Tweet-only information yields an average accuracy of 75.4% across all ten folds, adding response features pushes this to 77.3%, audience features to 79% and author features to 84.9%. Including all features together yields 85.1%.

Analysis

All feature classes (response, audience and author) display statistically significant improvements over the tweet-only features that ignore the communicative context. This confirms an effect on the interaction of the author and audience in the recognition of sarcasm, which leads us to ask, who is this audience and what about them is predictive of sarcasm across users?

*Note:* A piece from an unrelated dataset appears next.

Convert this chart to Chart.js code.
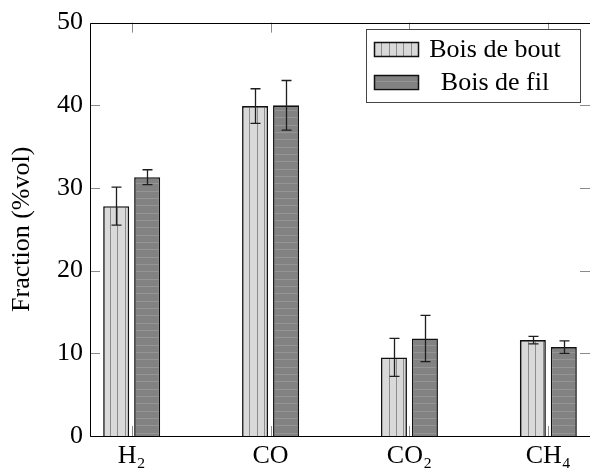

#sarcasm hashtag is not a natural indicator of sarcasm expressed between friends, but rather serves an important communicative function of signaling the author’s intent to an audience who may not otherwise be able to draw the correct inference about their message (as distinct from close friends who may be able to infer sarcasm without such labels).

Studying sarcasm that does rely on common ground, and doesn't require such explicit markers, will likely need to rely on other forms of supervision.